Frihet belongs to this category. It is a full ERP with the philosophy of a modern app: clean interface, minimal learning curve, and the power you need without the complexity you do not. You start with the basics and activate features as your business requires them.
- I only need accounting and tax compliance -> Accounting software
- I invoice little but want to track clients and expenses -> Lightweight ERP
- I manage inventory or products -> ERP
- I use 3+ separate tools -> ERP (to consolidate)
- My business is growing and I need to scale -> ERP
- I want to automate repetitive tasks -> ERP with AI
- I need bank and payment gateway integration -> Modern ERP
The right choice depends on your reality
There is no universal answer. A freelancer issuing 10 invoices a month does not need an ERP, just as an SME with 20 employees and 500 monthly invoices should not settle for accounting software.
What matters is being honest about your current situation and, above all, about where your business is heading. Choosing a tool that falls short in six months is more expensive than choosing the one that will grow with you from the start.
If you are in that middle ground where pure accounting is not enough but traditional ERPs feel like overkill, it is worth exploring the new generation of lightweight ERPs. Chances are, that is exactly where you will find what you need.
Frequently Asked Questions
Can I use accounting software and an ERP at the same time?
Technically yes, but it is not recommended. Duplicating tools creates data inconsistencies and more manual work. A modern ERP like Frihet includes integrated accounting.

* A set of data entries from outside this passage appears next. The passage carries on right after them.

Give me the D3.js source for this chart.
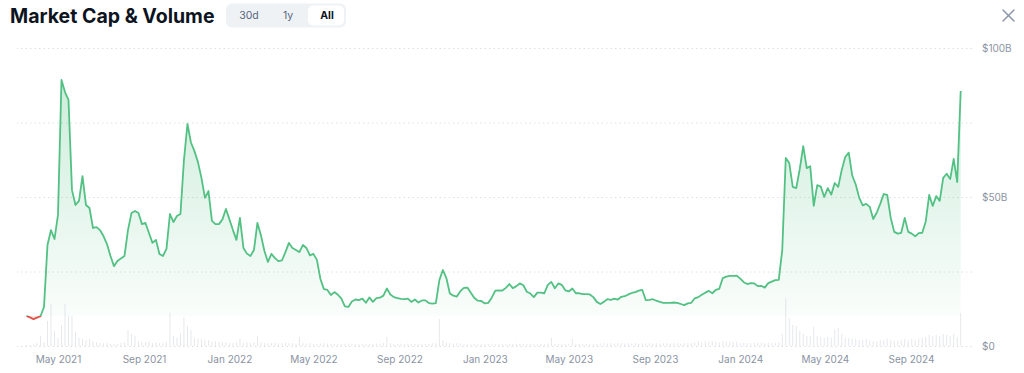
<!DOCTYPE html>
<html><head><meta charset="utf-8">
<script src="https://cdn.jsdelivr.net/npm/d3@7"></script>
<style>
body{margin:0;background:#fff;}
svg{display:block;font-family:Inter,"Noto Sans",sans-serif;}
</style>
</head><body>
<svg id="c" width="1024" height="373"></svg>
<script>
// ---- data (market cap in $B, volume in $B, one reading every 5 days) ----
const startDate = "2021-03-17";
const stepDays = 5;
const marketCap = [
10.1,9.6,9.0,9.5,10.0,13.1,33.9,38.9,35.9,44.0,
89.3,85.2,82.6,52.3,47.3,48.7,57.0,47.3,46.3,39.6,
39.9,38.9,36.9,34.2,30.2,26.8,28.5,29.4,30.2,38.9,
44.6,45.3,44.6,40.9,41.3,37.9,34.6,35.6,30.9,30.2,
32.6,44.3,41.6,43.6,44.3,62.4,74.5,68.3,65.4,61.7,
56.4,49.7,52.0,42.0,40.9,40.9,42.5,46.0,42.5,38.9,
35.6,43.0,32.9,31.0,30.2,32.2,41.3,37.2,31.9,28.2,
30.9,29.5,28.5,28.7,31.5,34.6,32.9,32.2,31.5,33.9,
32.9,30.4,30.9,28.9,22.5,19.1,18.8,17.1,18.1,17.2,
15.9,13.3,13.1,14.9,15.6,15.4,15.9,14.5,16.3,14.8,
16.1,16.2,16.9,19.3,17.3,16.4,16.1,15.8,15.7,15.9,
14.8,15.6,14.6,15.3,15.3,14.4,14.2,14.4,22.1,25.5,
22.8,17.6,16.9,16.6,18.4,19.5,19.6,17.9,16.1,15.2,
15.1,14.3,14.5,16.3,18.6,18.7,18.6,19.5,20.8,19.4,
20.1,21.0,20.4,18.2,17.6,16.4,17.9,17.9,17.7,20.5,
21.5,19.4,21.0,20.5,18.7,18.3,19.3,17.7,17.7,17.4,
17.4,17.3,16.4,14.8,14.1,14.8,15.7,15.5,15.9,15.6,
16.5,16.7,17.3,17.8,18.1,18.6,18.8,15.4,15.5,15.7,
15.2,14.8,14.5,14.5,14.5,14.6,14.5,14.1,13.7,14.3,
14.5,16.0,16.4,17.2,17.9,18.5,17.7,18.8,19.2,22.8,
23.3,23.5,23.5,23.6,22.6,21.4,20.8,21.1,21.0,20.1,
20.2,19.6,21.1,21.6,22.1,22.2,32.2,63.1,61.4,53.4,
53.0,59.4,67.1,59.7,60.3,47.0,54.0,53.5,50.0,53.0,
50.8,54.7,53.4,59.1,63.4,64.9,57.2,54.2,49.7,47.2,
47.7,46.7,42.6,44.7,47.7,51.0,50.7,43.0,38.3,37.7,
38.0,43.0,38.3,37.7,36.8,37.9,38.0,41.7,50.7,47.0,
50.3,48.7,56.4,57.8,56.0,62.8,55.0,85.6
];
const volume = [
0.2,0.2,0.3,0.6,2.1,0.8,5.2,8.75,3.1,1.7,
4.4,8.75,6.25,6.25,2.9,1.7,1.5,1.25,1.5,1.0,
0.8,0.6,0.6,0.6,0.4,0.4,0.4,0.6,0.8,3.3,
2.5,2.1,1.0,0.8,0.8,1.0,0.6,0.8,0.6,0.6,
0.8,6.9,2.1,1.7,2.7,6.0,4.2,3.3,1.7,1.5,
1.5,1.25,1.25,1.0,1.0,0.8,0.8,0.8,0.6,0.6,
0.8,1.5,0.6,0.8,0.6,0.8,2.1,0.8,0.6,0.6,
0.6,0.7,0.6,0.6,0.7,0.6,0.6,0.5,1.9,0.6,
0.5,0.6,0.5,0.4,0.5,0.6,0.5,0.4,0.5,0.5,
0.4,0.5,0.5,0.4,0.5,0.4,0.5,0.4,0.5,0.4,
0.5,0.5,0.6,1.9,0.6,0.5,0.4,0.5,0.4,0.5,
0.4,0.5,0.4,0.5,0.4,0.5,0.6,0.6,5.6,1.25,
0.8,0.6,0.5,0.6,0.5,0.4,0.5,0.4,0.5,0.4,
0.5,0.4,0.4,0.5,0.4,0.5,0.4,0.4,0.5,0.4,
0.5,0.4,0.4,0.4,0.5,0.4,0.4,0.5,0.4,0.5,
1.7,0.5,0.4,0.4,0.5,0.4,1.5,0.5,0.4,0.4,
0.5,0.4,0.5,0.4,0.5,0.6,0.5,0.6,0.5,0.6,
0.6,0.5,0.6,0.5,0.6,0.5,0.6,0.5,0.6,0.5,
0.6,0.5,0.6,0.6,0.5,0.6,0.6,0.5,0.6,0.6,
0.6,0.8,1.0,0.8,1.0,0.8,1.0,0.9,0.8,1.0,
0.9,1.0,0.8,0.9,0.6,0.7,0.6,0.6,0.7,0.6,
0.7,0.6,0.7,0.6,0.7,0.8,2.5,10,5.8,4.4,
4.2,3.1,2.5,2.1,2.1,4.0,2.1,1.9,1.7,1.9,
1.7,3.5,3.75,2.5,1.7,1.7,1.5,1.5,1.25,1.25,
1.5,1.25,1.0,1.0,1.25,1.25,1.5,1.25,1.0,1.0,
1.25,1.5,1.25,1.5,1.25,1.5,1.7,1.9,2.3,2.1,
2.3,2.1,2.5,2.3,2.1,2.5,1.9,6.9
];
const gridTicks = [0,25,50,75,100];
const labelTicks = [0,50,100];
const rangeButtons = ["30d","1y","All"];
const activeButton = "All";
const title = "Market Cap & Volume";

// ---- build ----
const parse = d3.timeParse("%Y-%m-%d");
const t0 = parse(startDate);
const data = marketCap.map((v,i)=>({date:d3.timeDay.offset(t0, i*stepDays), cap:v, vol:volume[i]}));

const svg = d3.select("#c");
const x = d3.scaleTime().domain(d3.extent(data,d=>d.date)).range([26.5,960.7]);
const y = d3.scaleLinear().domain([0,100]).range([346,48]);
const yVol = d3.scaleLinear().domain([0,10]).range([346,298]);
const base = marketCap[0];
const yBase = y(base);

const defs = svg.append("defs");
const grad = defs.append("linearGradient").attr("id","gfill")
  .attr("gradientUnits","userSpaceOnUse").attr("x1",0).attr("x2",0)
  .attr("y1",y(d3.max(marketCap))).attr("y2",yBase);
grad.append("stop").attr("offset","0%").attr("stop-color","#4fbf80").attr("stop-opacity",0.28);
grad.append("stop").attr("offset","100%").attr("stop-color","#4fbf80").attr("stop-opacity",0.03);
defs.append("clipPath").attr("id","above").append("rect")
  .attr("x",0).attr("y",0).attr("width",1024).attr("height",yBase);
defs.append("clipPath").attr("id","below").append("rect")
  .attr("x",0).attr("y",yBase).attr("width",1024).attr("height",373-yBase);

// gridlines
svg.append("g").attr("transform","translate(972,0)")
  .call(d3.axisRight(y).tickValues(gridTicks).tickSize(-955).tickFormat(""))
  .call(g=>g.select(".domain").remove())
  .call(g=>g.selectAll("line").attr("stroke","#dde0e5").attr("stroke-dasharray","1.5,3"));

// y labels
svg.append("g").attr("transform","translate(982,0)")
  .call(d3.axisRight(y).tickValues(labelTicks).tickSize(0).tickPadding(0)
    .tickFormat(d=>"$"+d+(d? "B":"")))
  .call(g=>g.select(".domain").remove())
  .call(g=>g.selectAll("text").attr("fill","#8a93a3").attr("font-size","10px")
    .attr("font-family","Inter,sans-serif"));

// x labels
svg.append("g").attr("transform","translate(0,356)")
  .call(d3.axisBottom(x).tickValues(d3.timeMonth.every(4).range(x.domain()[0], x.domain()[1]))
    .tickSize(0).tickPadding(0).tickFormat(d3.timeFormat("%b %Y")))
  .call(g=>g.select(".domain").remove())
  .call(g=>g.selectAll("text").attr("fill","#8a93a3").attr("font-size","10px")
    .attr("font-family","Inter,sans-serif"));

// volume bars
svg.append("g").selectAll("rect").data(data).join("rect")
  .attr("x",d=>x(d.date)-0.5).attr("width",1)
  .attr("y",d=>yVol(d.vol)).attr("height",d=>yVol(0)-yVol(d.vol))
  .attr("fill","#e6e8ec");

// areas
const area = d3.area().x(d=>x(d.date)).y0(yBase).y1(d=>y(d.cap));
svg.append("path").datum(data).attr("d",area).attr("fill","url(#gfill)").attr("clip-path","url(#above)");
svg.append("path").datum(data).attr("d",area).attr("fill","#ea3943").attr("fill-opacity",0.15).attr("clip-path","url(#below)");

// lines
const line = d3.line().x(d=>x(d.date)).y(d=>y(d.cap));
svg.append("path").datum(data).attr("d",line).attr("fill","none").attr("stroke","#52c183")
  .attr("stroke-width",1.8).attr("stroke-linejoin","round").attr("clip-path","url(#above)");
svg.append("path").datum(data).attr("d",line).attr("fill","none").attr("stroke","#e0514b")
  .attr("stroke-width",1.8).attr("stroke-linejoin","round").attr("clip-path","url(#below)");

// title
svg.append("text").attr("x",10).attr("y",23).text(title)
  .attr("font-size","19.5px").attr("font-weight",700).attr("fill","#0d1421");

// range toggle
const tg = svg.append("g");
tg.append("rect").attr("x",226).attr("y",3.5).attr("width",120).attr("height",24).attr("rx",6).attr("fill","#eff2f5");
const btnX = d3.scalePoint().domain(rangeButtons).range([249,327]);
tg.append("rect").attr("x",308).attr("y",5.5).attr("width",36).attr("height",20).attr("rx",5).attr("fill","#fff");
tg.selectAll("text").data(rangeButtons).join("text")
  .attr("x",d=>btnX(d)).attr("y",19.3).attr("text-anchor","middle")
  .attr("font-size","10.5px").attr("font-weight",d=>d===activeButton?700:400)
  .attr("fill",d=>d===activeButton?"#0d1421":"#58667e").text(d=>d);

// close icon
const cx = svg.append("g").attr("stroke","#8c96a8").attr("stroke-width",1.5).attr("stroke-linecap","round");
cx.append("line").attr("x1",1003).attr("y1",10).attr("x2",1014).attr("y2",21);
cx.append("line").attr("x1",1014).attr("y1",10).attr("x2",1003).attr("y2",21);
</script>
</body></html>
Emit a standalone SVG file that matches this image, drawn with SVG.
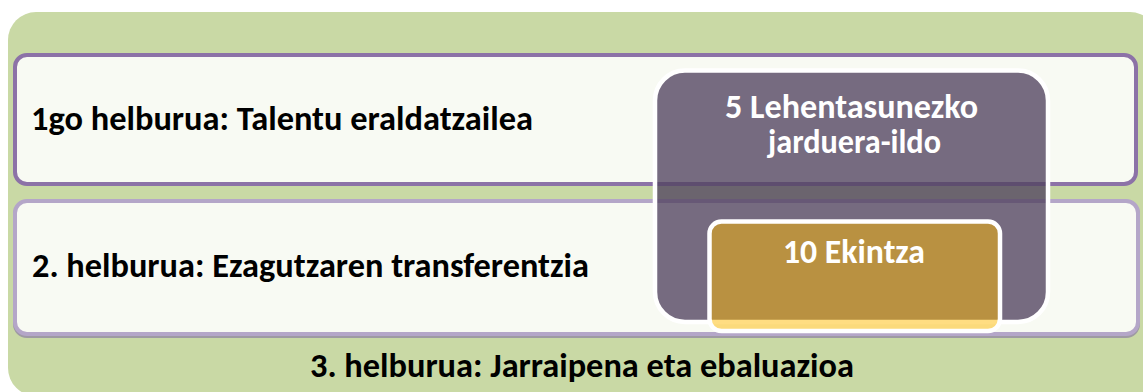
<svg xmlns="http://www.w3.org/2000/svg" width="1143" height="392" viewBox="0 0 1143 392">
  <style>
    .lbl { font-family: Carlito, Lato, "Liberation Sans", sans-serif; font-weight: bold; font-size: 34px; fill: #000; }
    .wlbl { font-family: Carlito, Lato, "Liberation Sans", sans-serif; font-weight: bold; font-size: 34px; fill: #fff; text-anchor: middle; }
  </style>
  <rect x="0" y="0" width="1143" height="392" fill="#ffffff"/>
  <g id="goal3">
    <rect x="8" y="12" width="1150" height="384" rx="28" fill="#C9D9A5"/>
    <text class="lbl" x="582" y="377" text-anchor="middle" textLength="544" lengthAdjust="spacingAndGlyphs">3. helburua: Jarraipena eta ebaluazioa</text>
  </g>
  <g id="goal1">
    <rect x="15" y="55" width="1121" height="129" rx="12" fill="#F8FAF3" stroke="#8C72A7" stroke-width="4"/>
    <text class="lbl" x="31" y="130" textLength="502" lengthAdjust="spacingAndGlyphs">1go helburua: Talentu eraldatzailea</text>
  </g>
  <g id="goal2">
    <rect x="15" y="203" width="1123" height="133" rx="12" fill="none" stroke="#9E9AA3" stroke-width="4"/>
    <rect x="15" y="201" width="1123" height="133" rx="12" fill="#F8FAF3" stroke="#B4A6C8" stroke-width="4"/>
    <text class="lbl" x="32" y="277" textLength="557" lengthAdjust="spacingAndGlyphs">2. helburua: Ezagutzaren transferentzia</text>
  </g>
  <g id="lines">
    <rect x="655" y="70.5" width="393" height="251.5" rx="30" fill="#51435F" fill-opacity="0.78" stroke="#ffffff" stroke-width="4.5"/>
    <text class="wlbl" x="851.5" y="118" textLength="253" lengthAdjust="spacingAndGlyphs">5 Lehentasunezko</text>
    <text class="wlbl" x="854.5" y="153" textLength="173" lengthAdjust="spacingAndGlyphs">jarduera-ildo</text>
  </g>
  <g id="actions">
    <rect x="709.5" y="221.5" width="290.5" height="109.5" rx="12" fill="#FFB900" fill-opacity="0.49" stroke="#ffffff" stroke-width="4.5"/>
    <text class="wlbl" x="854" y="263" textLength="142" lengthAdjust="spacingAndGlyphs">10 Ekintza</text>
  </g>
  <g id="connectors"></g>
</svg>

Is an ERP too complex for a freelancer?
It depends on the ERP. Traditional ERPs can be, but next-generation cloud ERPs like Frihet are designed to be as simple as an accounting app, with the power of an ERP.
When should I switch from online accounting to an ERP?
When you need to manage inventory, track projects, automate processes, or get a 360-degree view of your business. If you find yourself using 3 or more separate tools, it is time for an ERP.